Handling Nuance extensions to SSML

Vocalizer supports SSML extensions (seeNuance SSML extensions) that VoiceXML platforms need to allow in VoiceXML documents. The platform needs to pass the following extensions to SSML documents spoken by Vocalizer.

  • The extra <audio> element attributes that are specified by VoiceXML 2.0:  fetchtimeout, fetchhint, maxage, and maxstale.
  • The "x-l&h+" alphabet for <phoneme>.
  • An optional ssft-domaintype attribute for <speak>, <s>, and <p>.

Note: Vocalizer supports the <prompt> element for explicit SSML ActivePrompt insertions. However, this conflicts with VoiceXML <prompt>, and may safely be left out of VoiceXML integrations (ActivePrompt insertions remain usable via proprietary markup or via automatic matching). See Tuning TTS output with ActivePrompts.

Generating an SSML document

The final step in delegating prompts to Vocalizer is to generate the SSML document. This requires choosing a character encoding for the document, constructing a SSML document header, and passing the relevant VoiceXML elements.

Nuance recommends making SSML documents as big as possible, rather than generating lots of small SSML documents for each individual VoiceXML element: this significantly reduces processing overhead, supplies contextual information that is important for optimal audio quality, and makes it much easier for VoiceXML application developers to tune the speech output.

For the character encoding, the best choice is a Unicode encoding, such as UTF-8 or UTF-16. Most VoiceXML platforms use a XML parser library, and most XML parsers return the text as UTF-8 or UTF-16. This makes the VoiceXML extraction language independent, handling any world language without VoiceXML platform code changes.

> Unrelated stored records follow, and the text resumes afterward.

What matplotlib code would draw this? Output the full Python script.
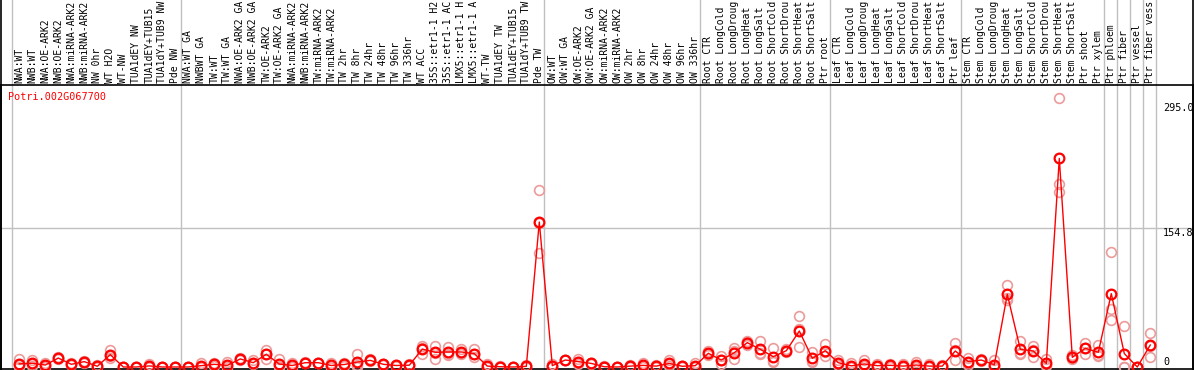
import matplotlib
matplotlib.use("Agg")
import matplotlib.pyplot as plt
import matplotlib.transforms as mtransforms

gene_name = "Potri.002G067700"

# column labels as they appear (the chart cuts them at 14 characters)
labels = [
    "NWA:WT", "NWB:WT", "NWA:OE-ARK2", "NWB:OE-ARK2", "NWA:miRNA-ARK2", "NWB:miRNA-ARK2",
    "NW 0hr", "WT H2O", "WT-NW", "TUA1dEY NW", "TUA1dEY+TUB15", "TUA1dY+TUB9 NW", "Pde NW",
    "NWA:WT GA", "NWBWT GA", "TW:WT", "TW:WT GA", "NWA:OE-ARK2 GA", "NWB:OE-ARK2 GA",
    "TW:OE-ARK2", "TW:OE-ARK2 GA", "NWA:miRNA-ARK2", "NWB:miRNA-ARK2", "TW:miRNA-ARK2",
    "TW:miRNA-ARK2", "TW 2hr", "TW 8hr", "TW 24hr", "TW 48hr", "TW 96hr", "TW 336hr",
    "WT ACC", "35S::etr1-1 H2", "35S::etr1-1 AC", "LMX5::etr1-1 H", "LMX5::etr1-1 A",
    "WT-TW", "TUA1dEY TW", "TUA1dEY+TUB15", "TUA1dY+TUB9 TW", "Pde TW",
    "OW:WT", "OW:WT GA", "OW:OE-ARK2", "OW:OE-ARK2 GA", "OW:miRNA-ARK2", "OW:miRNA-ARK2",
    "OW 2hr", "OW 8hr", "OW 24hr", "OW 48hr", "OW 96hr", "OW 336hr",
    "Root CTR", "Root LongCold", "Root LongDroug", "Root LongHeat", "Root LongSalt",
    "Root ShortCold", "Root ShortDrou", "Root ShortHeat", "Root ShortSalt", "Ptr root",
    "Leaf CTR", "Leaf LongCold", "Leaf LongDroug", "Leaf LongHeat", "Leaf LongSalt",
    "Leaf ShortCold", "Leaf ShortDrou", "Leaf ShortHeat", "Leaf ShortSalt", "Ptr leaf",
    "Stem CTR", "Stem LongCold", "Stem LongDroug", "Stem LongHeat", "Stem LongSalt",
    "Stem ShortCold", "Stem ShortDrou", "Stem ShortHeat", "Stem ShortSalt", "Ptr shoot",
    "Ptr xylem", "Ptr phloem", "Ptr fiber", "Ptr vessel", "Ptr fiber vess",
]

group_sizes = [13, 28, 12, 10, 10, 11, 1, 1, 1, 1]

means = [
    3.5, 4.2, 2.2, 10, 3, 6, 0.8, 13.8, 0, 0, 1.2, 0, 0,
    0, 1.5, 3, 1.8, 9, 4.8, 14.2, 3.3, 1.7, 4.8, 4.8, 1.7, 2.8, 5.5, 7.4, 3, 1.7, 2,
    20, 16.4, 16.8, 16.8, 14.9, 1, 0.3, 0, 0.7, 162,
    1.5, 7.8, 6, 4, 0.3, 0, 1, 1.8, 1, 4, 0.8, 1.5,
    15.3, 7.8, 16, 27.2, 19.8, 11.5, 18.2, 40.2, 9.7, 18.2,
    4.8, 1.3, 3.4, 1.5, 1.9, 1, 2.2, 1, 1, 17.9,
    6, 7.8, 2.5, 81.2, 19.8, 17.9, 4, 233, 10.8, 20.9, 16.4,
    82, 15, 0, 24.6,
]

rep1 = [
    8.5, 8, 5, 11, 4, 7, 2.5, 19, 0.5, 0.5, 3.5, 0, 0,
    0, 4.5, 4.5, 5.5, 10, 7.5, 19, 9, 4, 5.5, 5, 5, 4, 14, 8.5, 3.5, 2, 3,
    24, 24, 22, 20.5, 20, 3, 1, 0, 2, 198,
    3, 8, 9, 5, 1, 0, 2, 4.5, 2.5, 7.5, 1.5, 4.5,
    18, 12.5, 21.5, 29, 28.5, 21.5, 20, 57, 16.5, 25.5,
    8, 4, 7.5, 3, 3.5, 3.5, 5.5, 3, 2, 27,
    10.5, 8.5, 7.5, 92, 29, 23.5, 9, 300, 13, 27, 24.5,
    128, 46, 0, 38.5,
]
rep2 = [
    2, 3.5, 1, 10, 3, 6, 0, 12, 0, 0, 0, 0, 0,
    0, 0, 3, 0, 9, 4, 15, 1, 1, 5, 5, 0, 3, 2, 7.5, 3, 1.5, 2,
    21, 16, 15, 16, 14, 0, 0, 0, 0, 161,
    1, 8, 6, 4, 0, 0, 1, 1, 0.5, 3, 1, 0,
    15, 8, 17.5, 28, 16, 7, 18, 42, 7, 17,
    4, 0, 2, 1, 1.5, 0, 1, 0, 1, 19,
    5, 7.8, 0, 77, 16, 18.5, 2, 205, 10.5, 21, 13,
    64.5, 0, 0, 23.5,
]
rep3 = [
    0, 1, 0.5, 9, 2, 5, 0, 10, 0, 0, 0, 0, 0,
    0, 0, 1.5, 0, 8, 3, 8.5, 0, 0, 4, 4.5, 0, 1.5, 0, 6.5, 2.5, 1.5, 1,
    15, 9, 13, 14, 11, 0, 0, 0, 0, 127,
    0.5, 7.5, 3, 3, 0, 0, 0, 0, 0, 1.5, 0, 0,
    13, 3, 9, 24.5, 15, 6, 16.5, 22, 5.5, 12.3,
    2.5, 0, 1, 0.5, 0.5, 0, 0, 0, 0, 7.5,
    2.5, 7, 0, 75, 14.5, 11.5, 1, 196, 9, 14.5, 12,
    52.5, 0, 0, 11.5,
]

axis_ticks = [0, 154.8, 295.0]
axis_tick_labels = ["0", "154.8", "295.0"]

W, H = 1194, 370
fig = plt.figure(figsize=(W / 100, H / 100), dpi=100)
ax_left_px, ax_right_px, ax_top_px, ax_bot_px = 1, 1193, 85, 369
ax = fig.add_axes([ax_left_px / W, (H - ax_bot_px) / H,
                   (ax_right_px - ax_left_px) / W, (ax_bot_px - ax_top_px) / H])

x0_px, dx_px = 19.3, 13.0
ax.set_xlim((ax_left_px - x0_px) / dx_px, (ax_right_px - x0_px) / dx_px)
zero_px, px_per_unit = 367.0, 0.895
ax.set_ylim((zero_px - ax_bot_px) / px_per_unit, (zero_px - ax_top_px) / px_per_unit)
ax.set_xticks([])
ax.set_yticks([])
for s in ax.spines.values():
    s.set_color("black")
    s.set_linewidth(1.2)

mono = "DejaVu Sans Mono"
fs = 7.0
top_extra = 1 + ax_top_px / (ax_bot_px - ax_top_px)

# group separator lines
bounds = [-0.6]
acc = 0
for g in group_sizes:
    acc += g
    bounds.append(acc - 1 + 0.4)
for b in bounds:
    ax.axvline(b, ymin=0, ymax=top_extra, color="#c0c0c0", lw=1, clip_on=False, zorder=1)

# horizontal grid line at middle tick
ax.axhline(axis_ticks[1], color="#c0c0c0", lw=1, zorder=1)

# outer border lines extended through label area
ax.plot([0, 0], [0, top_extra], transform=ax.transAxes, color="black", lw=1.2, clip_on=False)
ax.plot([1, 1], [0, top_extra], transform=ax.transAxes, color="black", lw=1.2, clip_on=False)

xs = list(range(len(labels)))
for reps in (rep1, rep2, rep3):
    ax.plot(xs, reps, linestyle="none", marker="o", markersize=7, markerfacecolor="none",
            markeredgecolor="#ec9a9a", markeredgewidth=1.2, zorder=3)
ax.plot(xs, means, color="#ff0000", lw=1, zorder=4)
ax.plot(xs, means, linestyle="none", marker="o", markersize=7, markerfacecolor="none",
        markeredgecolor="#ff0000", markeredgewidth=1.6, zorder=5)

# column labels
trans = mtransforms.blended_transform_factory(ax.transData, ax.transAxes)
lab_y = 1 + 2 / (ax_bot_px - ax_top_px)
for i, lab in enumerate(labels):
    ax.text(i, lab_y, lab, rotation=90, ha="center", va="bottom", family=mono,
            fontsize=fs, color="black", transform=trans, clip_on=False)

# gene name
ax.text((8 - ax_left_px) / (ax_right_px - ax_left_px), 1 - 12 / (ax_bot_px - ax_top_px),
        gene_name, ha="left", va="center", family=mono, fontsize=7.3, color="#ff0000",
        transform=ax.transAxes)

# right axis labels
lab_x = (1163 - x0_px) / dx_px
for v, t in zip(axis_ticks, axis_tick_labels):
    va = "bottom" if v == 0 else "top"
    ax.text(lab_x, v, t, ha="left", va=va, family=mono, fontsize=7.3, color="black")

fig.savefig("out.png", dpi=100)
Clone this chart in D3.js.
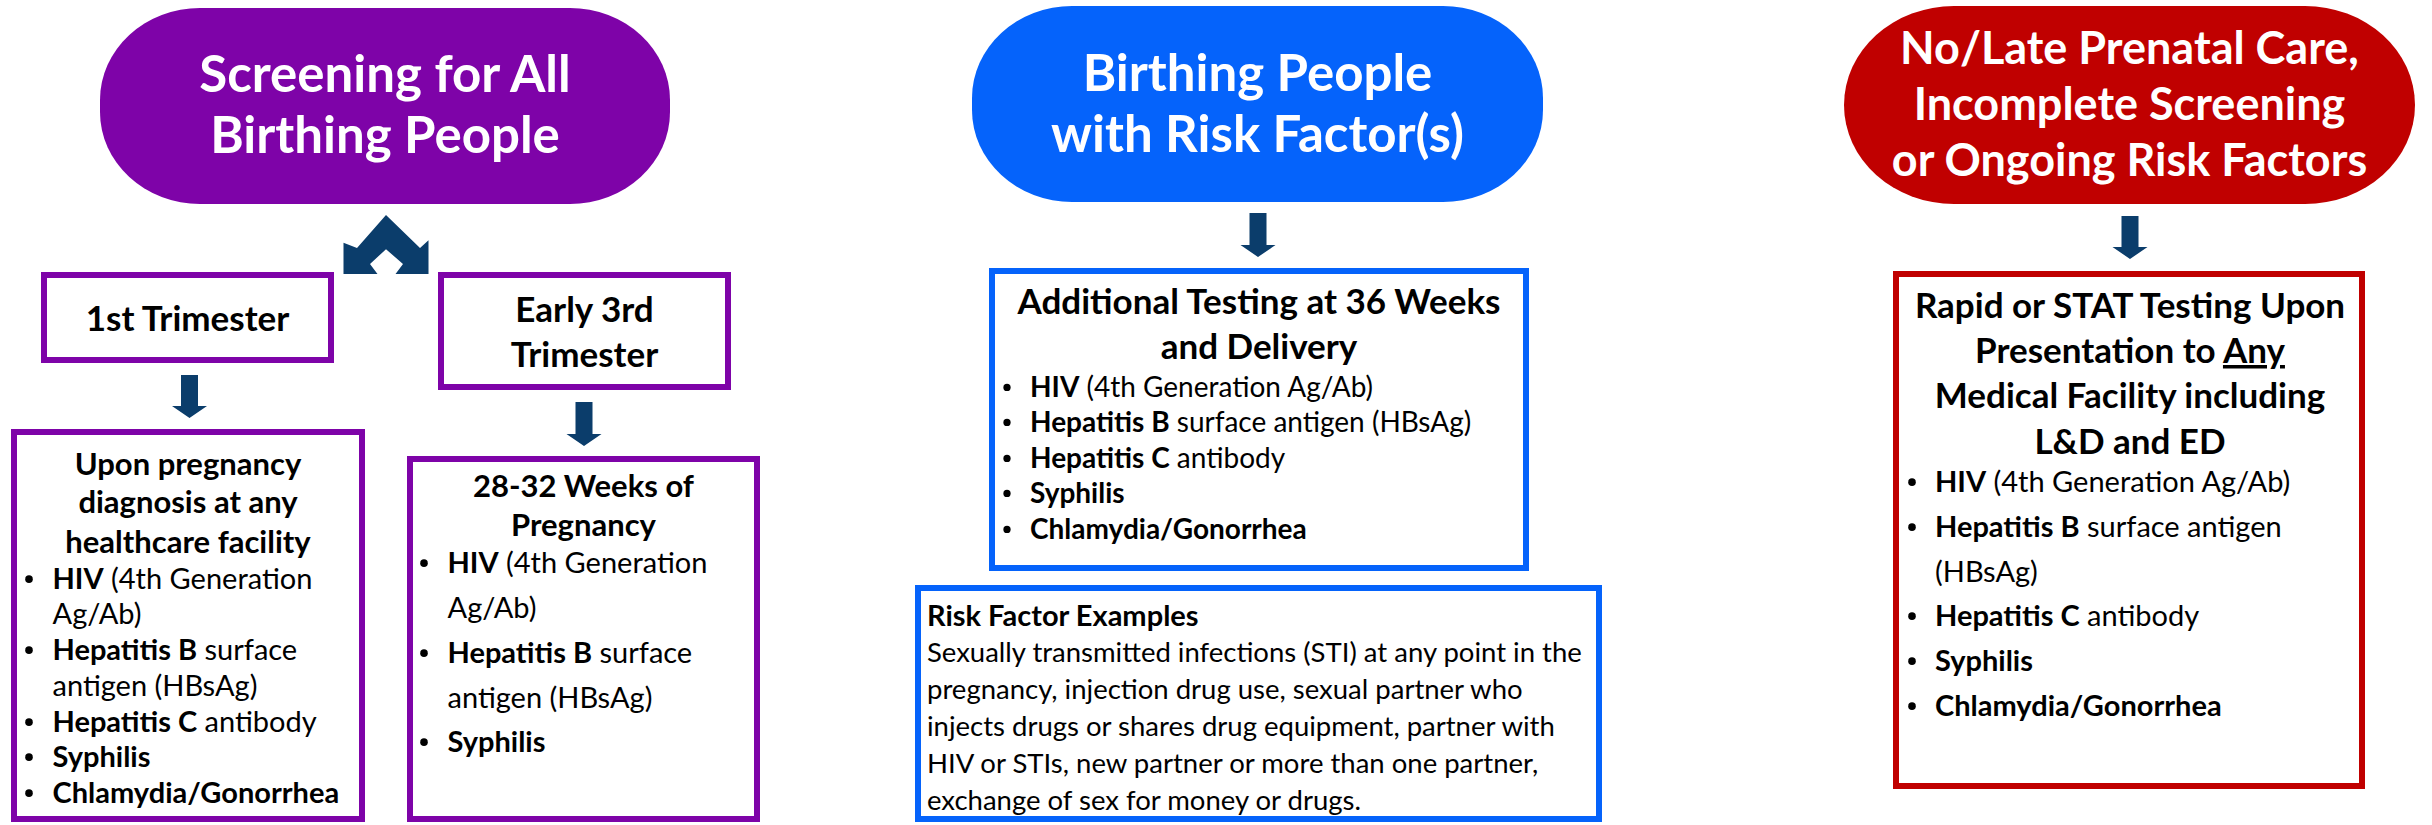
<!DOCTYPE html>
<html>
<head>
<meta charset="utf-8">
<script src="https://cdn.jsdelivr.net/npm/d3@7"></script>
<style>
  body { margin: 0; background: #fff; }
  text { font-family: Lato, 'Open Sans', sans-serif; white-space: pre; }
</style>
</head>
<body>
<div id="chart"></div>
<script>
// ---- content ----
// *bold*  _underline_  leading • = bullet item
const pillTitles = [
	['Screening for All', 'Birthing People'],
	['Birthing People', 'with Risk Factor(s)'],
	['No/Late Prenatal Care,', 'Incomplete Screening', 'or Ongoing Risk Factors']
];

const firstTriTitle = ['1st Trimester'];
const thirdTriTitle = ['Early 3rd', 'Trimester'];

const firstTriHead = ['Upon pregnancy', 'diagnosis at any', 'healthcare facility'];
const firstTriItems = [
	'•*HIV* (4th Generation',
	' Ag/Ab)',
	'•*Hepatitis B* surface',
	' antigen (HBsAg)',
	'•*Hepatitis C* antibody',
	'•*Syphilis*',
	'•*Chlamydia/Gonorrhea*'
];

const thirdTriHead = ['28-32 Weeks of', 'Pregnancy'];
const thirdTriItems = [
	'•*HIV* (4th Generation',
	' Ag/Ab)',
	'•*Hepatitis B* surface',
	' antigen (HBsAg)',
	'•*Syphilis*'
];

const riskHead = ['Additional Testing at 36 Weeks', 'and Delivery'];
const riskItems = [
	'•*HIV* (4th Generation Ag/Ab)',
	'•*Hepatitis B* surface antigen (HBsAg)',
	'•*Hepatitis C* antibody',
	'•*Syphilis*',
	'•*Chlamydia/Gonorrhea*'
];

const examplesHead = ['Risk Factor Examples'];
const examplesText = [
	'Sexually transmitted infections (STI) at any point in the',
	'pregnancy, injection drug use, sexual partner who',
	'injects drugs or shares drug equipment, partner with',
	'HIV or STIs, new partner or more than one partner,',
	'exchange of sex for money or drugs.'
];

const lateHead = ['Rapid or STAT Testing Upon', 'Presentation to _Any_', 'Medical Facility including', 'L&D and ED'];
const lateItems = [
	'•*HIV* (4th Generation Ag/Ab)',
	'•*Hepatitis B* surface antigen',
	' (HBsAg)',
	'•*Hepatitis C* antibody',
	'•*Syphilis*',
	'•*Chlamydia/Gonorrhea*'
];

// ---- colours ----
const purple = '#7e03a8';
const blue = '#0563fb';
const red = '#c00000';
const navy = '#0b3d6b';

const width = 2432, height = 825;

const svg = d3.select('#chart').append('svg')
	.attr('width', width)
	.attr('height', height);

svg.append('rect').attr('width', width).attr('height', height).attr('fill', '#fff');

// split a line into styled runs
function runs(s) {
	const out = [];
	let bold = false, ul = false, buf = '';
	for (const ch of s) {
		if (ch === '*' || ch === '_') {
			if (buf) out.push({ t: buf, bold, ul });
			buf = '';
			if (ch === '*') bold = !bold; else ul = !ul;
		} else buf += ch;
	}
	if (buf) out.push({ t: buf, bold, ul });
	return out;
}

function pill(o, lines, color) {
	svg.append('rect')
		.attr('x', o.x).attr('y', o.y)
		.attr('width', o.w).attr('height', o.h)
		.attr('rx', o.rx).attr('ry', o.ry)
		.attr('fill', color);
	svg.selectAll(null).data(lines).enter().append('text')
		.attr('x', o.x + o.w / 2)
		.attr('y', (d, i) => o.base[i])
		.attr('text-anchor', 'middle')
		.attr('fill', '#fff')
		.attr('font-weight', 700)
		.attr('font-size', o.size)
		.text(d => d);
}

function box(o, color) {
	const sw = 6;
	svg.append('rect')
		.attr('x', o.x0 + sw / 2).attr('y', o.y0 + sw / 2)
		.attr('width', o.x1 - o.x0 - sw).attr('height', o.y1 - o.y0 - sw)
		.attr('fill', '#fff')
		.attr('stroke', color)
		.attr('stroke-width', sw);
}

// centred bold heading lines
function heading(lines, cx, base, size) {
	lines.forEach((line, i) => {
		const t = svg.append('text')
			.attr('x', cx).attr('y', base[i])
			.attr('text-anchor', 'middle')
			.attr('font-weight', 700)
			.attr('font-size', size)
			.attr('fill', '#000');
		runs(line).forEach(r => {
			t.append('tspan').text(r.t)
				.style('text-decoration', r.ul ? 'underline' : null);
		});
	});
}

// bullet list / plain lines
function list(lines, o) {
	lines.forEach((line, i) => {
		let bullet = false;
		if (line[0] === '•') { bullet = true; line = line.slice(1); }
		else if (line[0] === ' ') line = line.slice(1);
		if (bullet) {
			svg.append('circle')
				.attr('cx', o.bx).attr('cy', o.base[i] - o.size * 0.34)
				.attr('r', o.size * 0.13)
				.attr('fill', '#000');
		}
		const t = svg.append('text')
			.attr('x', o.tx).attr('y', o.base[i])
			.attr('font-size', o.size)
			.attr('fill', '#000');
		runs(line).forEach(r => {
			t.append('tspan').text(r.t)
				.attr('font-weight', r.bold || o.bold ? 700 : 400);
		});
	});
}

function downArrow(cx, top, bottom) {
	const sw = 8.5, hw = 17.5, hh = 12;
	const pts = [
		[cx - sw, top], [cx + sw, top], [cx + sw, bottom - hh], [cx + hw, bottom - hh],
		[cx, bottom], [cx - hw, bottom - hh], [cx - sw, bottom - hh]
	];
	svg.append('path').attr('d', d3.line()(pts) + 'Z').attr('fill', navy);
}

// split arrow pointing up from both trimester boxes
function splitArrow(cx, top, bottom) {
	const h = bottom - top;
	const p = (dx, dy) => [cx + dx, top + dy * h];
	const pts = [
		p(0, 0), p(34, 0.56), p(42.5, 0.43), p(42.5, 1), p(9.5, 1), p(17, 0.83),
		p(0, 0.58), p(-16, 0.83), p(-8.5, 1), p(-42.5, 1), p(-42.5, 0.47), p(-29, 0.56)
	];
	svg.append('path').attr('d', d3.line()(pts) + 'Z').attr('fill', navy);
}

// ---- column 1 ----
pill({ x: 100, y: 8, w: 570, h: 196, rx: 100, ry: 92, base: [92, 153], size: 51 }, pillTitles[0], purple);
splitArrow(386, 215, 274);

box({ x0: 41, y0: 272, x1: 334, y1: 363 }, purple);
heading(firstTriTitle, 187.5, [331], 35);
box({ x0: 438, y0: 272, x1: 731, y1: 390 }, purple);
heading(thirdTriTitle, 584.5, [322, 367], 35);

downArrow(189.5, 375, 418);
downArrow(584, 402, 446);

box({ x0: 11, y0: 429, x1: 365, y1: 822 }, purple);
heading(firstTriHead, 188, [475, 513, 553], 31);
list(firstTriItems, { bx: 29, tx: 52.5, size: 29, base: [589, 624, 660, 696, 732, 767, 803] });

box({ x0: 407, y0: 456, x1: 760, y1: 822 }, purple);
heading(thirdTriHead, 583.5, [497, 536], 31);
list(thirdTriItems, { bx: 424, tx: 447.5, size: 29, base: [573, 618, 663, 708, 752] });

// ---- column 2 ----
pill({ x: 972, y: 6, w: 571, h: 196, rx: 100, ry: 92, base: [91, 152], size: 51 }, pillTitles[1], blue);
downArrow(1258, 213, 257);

box({ x0: 989, y0: 268, x1: 1529, y1: 571 }, blue);
heading(riskHead, 1259, [314, 359], 35);
list(riskItems, { bx: 1007, tx: 1030, size: 28, base: [397, 432, 468, 503, 539] });

box({ x0: 915, y0: 585, x1: 1602, y1: 822 }, blue);
list(examplesHead, { bx: 0, tx: 927, size: 29, bold: true, base: [626] });
list(examplesText, { bx: 0, tx: 927, size: 27.5, base: [662, 699, 736, 773, 810] });

// ---- column 3 ----
pill({ x: 1844, y: 6, w: 571, h: 198, rx: 110, ry: 99, base: [64, 120, 176], size: 45 }, pillTitles[2], red);
downArrow(2130, 216, 259);

box({ x0: 1893, y0: 271, x1: 2365, y1: 789 }, red);
heading(lateHead, 2130, [318, 363, 408, 454], 35);
list(lateItems, { bx: 1912, tx: 1935, size: 29, base: [492, 537, 582, 626, 671, 716] });
</script>
</body>
</html>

For the SSML document header, use a "speak" root element with the following attributes (as defined in the SSML 1.0 specification):

<speak> attribute

Required/Optional

Notes

version

required

Must be "1.0".

xml:lang

required

Language for the document.

Pass the xml:lang property for the current VoiceXML interpreter scope as inherited from the closest enclosing VoiceXML <prompt>.

Pass the xml:lang property for the <vxml> root element if there is no <prompt> or no xml:lang on the <prompt> elements.

xmlns

required

The XML namespace for SSML 1.0, "http://www.w3.org/2001/10/synthesis", otherwise Vocalizer returns an SSML parse error.

xml:base

optional but highly recommended

An absolute URI for the VoiceXML document that is being extracted into the SSML document. This allows Vocalizer to properly resolve relative URIs, and is also helpful for diagnostic purposes.

xmlns:xsi

optional

The SSML 1.0 specification shows the following on the first <speak> element example: xmlns:xsi="http://www.w3.org/2001/XMLSchema-instance". This makes it so "xsi" can be used to refer to the XML namespace for XML 1.0 Schema later on, used for xsi:schemaLocation.

xsi:schemaLocation

ignored

The Vocalizer code includes the SSML 1.0 schema document.